▶ Source material:
▬▬▬

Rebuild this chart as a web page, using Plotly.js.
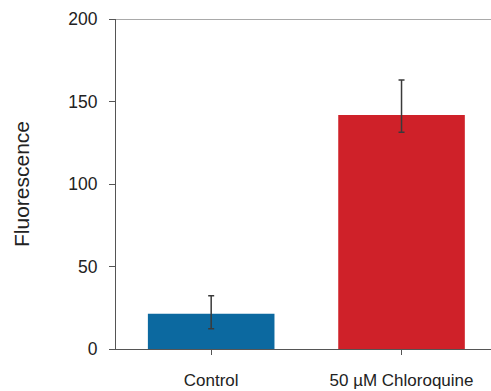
<!DOCTYPE html>
<html><head><meta charset="utf-8">
<script src="https://cdn.plot.ly/plotly-3.0.1.min.js"></script>
<style>html,body{margin:0;padding:0;background:#fff;}#chart{width:491px;height:391px;}</style>
</head><body><div id="chart"></div>
<script>
const categories = ["Control", "50 µM Chloroquine"];
const values = [21.3, 141.8];
const errPlus = [11.0, 21.2];
const errMinus = [9.0, 10.5];
const barColors = ["#0c69a0", "#cf2129"];
const yTicks = [0, 50, 100, 150, 200];

const trace = {
  type: "bar",
  x: categories,
  y: values,
  marker: {color: barColors, line: {width: 0}},
  width: 0.665,
  error_y: {type: "data", symmetric: false, array: errPlus, arrayminus: errMinus,
            color: "#3a3a3a", thickness: 1.5, width: 3},
  hoverinfo: "none"
};

const layout = {
  width: 491, height: 391,
  margin: {l: 116, r: 0, t: 19, b: 42},
  paper_bgcolor: "#fff", plot_bgcolor: "#fff",
  showlegend: false,
  font: {family: "Liberation Sans, Arial, sans-serif", color: "#222"},
  xaxis: {
    type: "category", range: [-0.5, 1.47],
    showline: true, linecolor: "#555", linewidth: 1,
    ticks: "outside", ticklen: 5, tickcolor: "#555",
    tickfont: {size: 17, color: "#222"}, ticklabelstandoff: 11,
    showgrid: false, zeroline: false, fixedrange: true
  },
  yaxis: {
    range: [0, 200], tickvals: yTicks, ticktext: yTicks.map(String),
    showline: true, linecolor: "#555", linewidth: 1,
    ticks: "outside", ticklen: 6, tickcolor: "#555",
    tickfont: {size: 17.5, color: "#222"}, ticklabelstandoff: 8,
    showgrid: false, zeroline: false,
    title: {text: "Fluorescence", font: {size: 21, color: "#222"}, standoff: 32}
  },
  shapes: [{type: "line", xref: "paper", yref: "y", x0: 0, x1: 1, y0: 200, y1: 200,
            line: {color: "#555", width: 1}}]
};

Plotly.newPlot("chart", [trace], layout, {staticPlot: true, displayModeBar: false});
</script></body></html>
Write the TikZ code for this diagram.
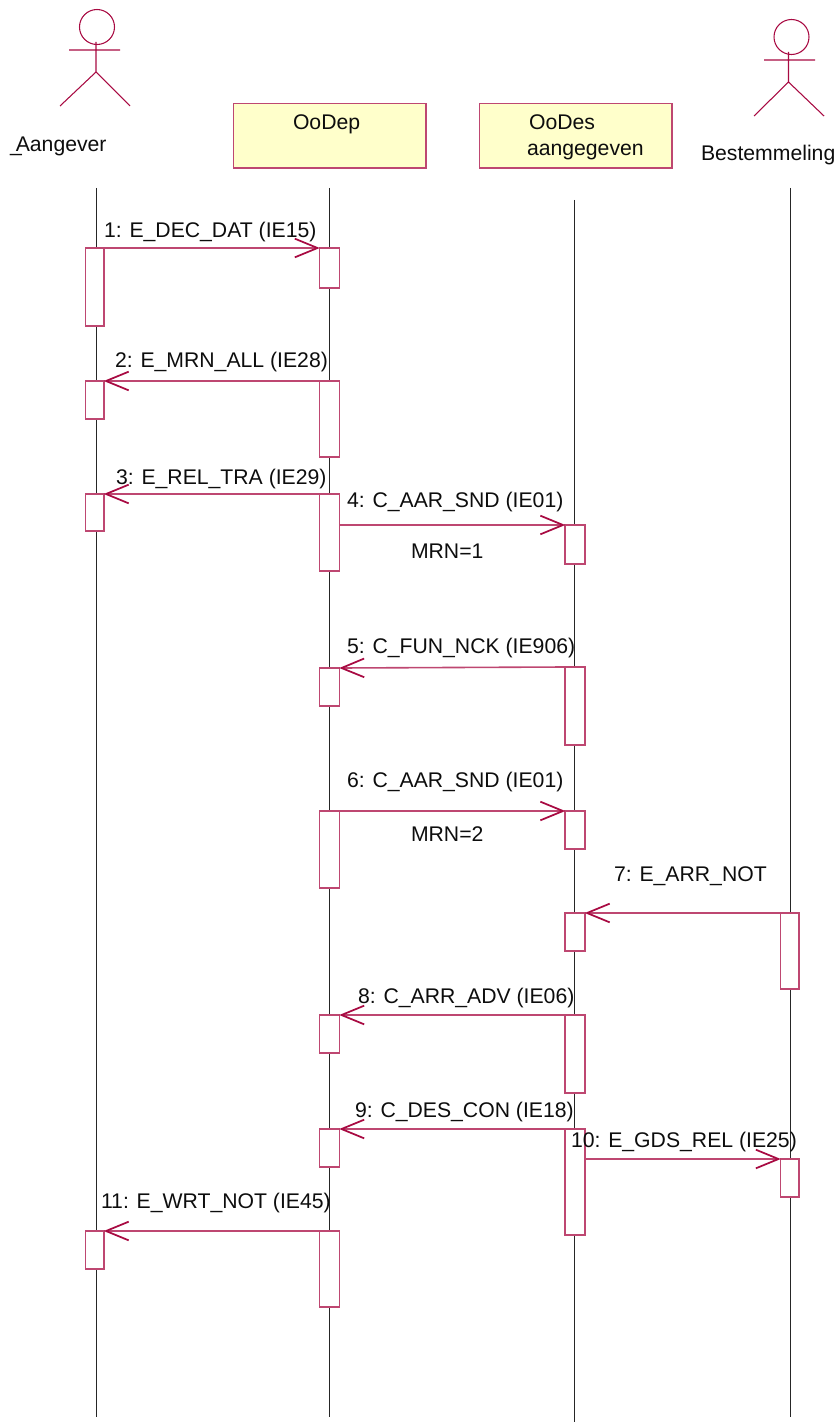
\documentclass[tikz,border=0pt]{standalone}
\usepackage{fontspec}
\setmainfont{Liberation Sans}
\usetikzlibrary{arrows.meta}
\definecolor{umlred}{HTML}{A80A42}
\definecolor{umlfill}{HTML}{FFFFCB}
\tikzset{
  life/.style={draw=black!85,line width=0.75pt},
  act/.style={draw=umlred!75,fill=white,line width=1.1pt,inner sep=0pt,outer sep=0pt,anchor=north west,minimum width=#1*0.75pt},
  act/.default=20,
  objbox/.style={draw=umlred!75,fill=umlfill,line width=1.1pt,inner sep=0pt,outer sep=0pt,anchor=north west,minimum width=192.5*0.75pt,minimum height=64.5*0.75pt},
  actorline/.style={draw=umlred,line width=0.8pt},
  msg/.style={draw=umlred!75,line width=1.2pt,shorten >=-0.2pt,-{Straight Barb[length=17pt,width=14pt,line width=1.3pt,color=umlred]}},
  txt/.style={font=\fontsize{15.9pt}{18pt}\selectfont,inner sep=0pt,outer sep=0pt,anchor=base west,text=black!95,yshift=-0.5pt},
}
\newcommand{\actv}[5]{\node[act=#3,minimum height=#5*0.75pt] (#1) at (#2,#4) {};}
\begin{document}
\begin{tikzpicture}[x=0.75pt,y=-0.75pt]
\useasboundingbox (0,0) rectangle (839,1423);
% lifelines
\coordinate (la) at (96,188);\coordinate (lab) at (96,1417);
\coordinate (lb) at (329.5,188);\coordinate (lbb) at (329.5,1417);
\coordinate (lc) at (574,200);\coordinate (lcb) at (574,1422);
\coordinate (ld) at (790.5,188);\coordinate (ldb) at (790.5,1417);
\draw[life] (la)--(lab);
\draw[life] (lb)--(lbb);
\draw[life] (lc)--(lcb);
\draw[life] (ld)--(ldb);
% actors
\node[draw=umlred,line width=0.8pt,circle,minimum size=35*0.75pt,inner sep=0pt,outer sep=0pt] (heada) at (97,27) {};
\coordinate (neck1) at (96,42);\coordinate (hip1) at (96,72);
\coordinate (arm1l) at (69,50);\coordinate (arm1r) at (120,50);
\coordinate (leg1l) at (60,106);\coordinate (leg1r) at (130,106);
\draw[actorline] (neck1)--(hip1) (arm1l)--(arm1r) (leg1l)--(hip1)--(leg1r);
\node[draw=umlred,line width=0.8pt,circle,minimum size=35*0.75pt,inner sep=0pt,outer sep=0pt] (headb) at (791.5,37) {};
\coordinate (neck2) at (788.5,52);\coordinate (hip2) at (788.5,82);
\coordinate (arm2l) at (764,60);\coordinate (arm2r) at (815,60);
\coordinate (leg2l) at (754,116);\coordinate (leg2r) at (824,116);
\draw[actorline] (neck2)--(hip2) (arm2l)--(arm2r) (leg2l)--(hip2)--(leg2r);
% objects
\node[objbox] (oodep) at (233.5,103.7) {};
\node[objbox] (oodes) at (479.5,103.7) {};
\node[txt] (toodep) at (293,129) {OoDep};
\node[txt] (toodes) at (529,129) {OoDes};
\node[txt] (taang) at (527,155) {aangegeven};
\node[txt] (taangever) at (10,151) {\_\kern-4.5pt Aangever};
\node[txt] (tbest) at (701,160) {Bestemmeling};
% activations
\actv{a1}{85.5}{18.5}{248}{78}
\actv{a2}{85.5}{18.5}{381}{38}
\actv{a3}{85.5}{18.5}{494}{37}
\actv{a4}{85.5}{18.5}{1231}{38}
\actv{b1}{319.5}{20}{248}{40}
\actv{b2}{319.5}{20}{381}{76}
\actv{b3}{319.5}{20}{494}{77}
\actv{b4}{319.5}{20}{668}{38}
\actv{b5}{319.5}{20}{811}{77}
\actv{b6}{319.5}{20}{1015}{38}
\actv{b7}{319.5}{20}{1129}{38}
\actv{b8}{319.5}{20}{1231}{76}
\actv{c1}{565}{20}{525}{39}
\actv{c2}{565}{20}{667}{78}
\actv{c3}{565}{20}{811}{38}
\actv{c4}{565}{20}{913}{38}
\actv{c5}{565}{20}{1015}{78}
\actv{c6}{565}{20}{1129}{106}
\actv{d1}{780.5}{18.5}{913}{76}
\actv{d2}{780.5}{18.5}{1159}{38}
% messages
\draw[msg] (a1.north east)--(b1.north west);
\draw[msg] (b2.north west)--(a2.north east);
\draw[msg] (b3.north west)--(a3.north east);
\draw[msg] (b3.east |- c1.north west)--(c1.north west);
\draw[msg] (c2.north west)--(b4.north east);
\draw[msg] (b5.north east)--(c3.north west);
\draw[msg] (d1.north west)--(c4.north east);
\draw[msg] (c5.north west)--(b6.north east);
\draw[msg] (c6.north west)--(b7.north east);
\draw[msg] (c6.east |- d2.north west)--(d2.north west);
\draw[msg] (b8.north west)--(a4.north east);
% labels
\node[txt] (m1) at (104,237) {1: E\_DEC\_DAT (IE15)};
\node[txt] (m2) at (115,367) {2: E\_MRN\_ALL (IE28)};
\node[txt] (m3) at (116,484) {3: E\_REL\_TRA (IE29)};
\node[txt] (m4) at (347,507) {4: C\_AAR\_SND (IE01)};
\node[txt] (g1) at (411,558) {MRN=1};
\node[txt] (m5) at (347,653) {5: C\_FUN\_NCK (IE906)};
\node[txt] (m6) at (347,787) {6: C\_AAR\_SND (IE01)};
\node[txt] (g2) at (411,841) {MRN=2};
\node[txt] (m7) at (614,881) {7: E\_ARR\_NOT};
\node[txt] (m8) at (358,1003) {8: C\_ARR\_ADV (IE06)};
\node[txt] (m9) at (355,1117) {9: C\_DES\_CON (IE18)};
\node[txt] (m10) at (571,1147) {10: E\_GDS\_REL (IE25)};
\node[txt] (m11) at (101,1208) {11: E\_WRT\_NOT (IE45)};
\end{tikzpicture}
\end{document}
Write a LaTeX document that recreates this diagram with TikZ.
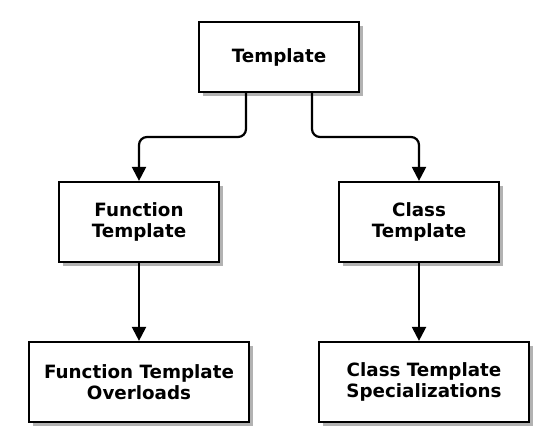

▬▬▬

▶ Task to carry out: Where a line in the entries holds "chart", copy that line.

▶ Answer in full:
Rebuild this chart as a web page, using Plotly.js.
<style>html,body{margin:0;padding:0;background:#fff;}#chart{width:491px;height:391px;}</style>
</head><body><div id="chart"></div>
Plotly.newPlot("chart", [trace], layout, {staticPlot: true, displayModeBar: false});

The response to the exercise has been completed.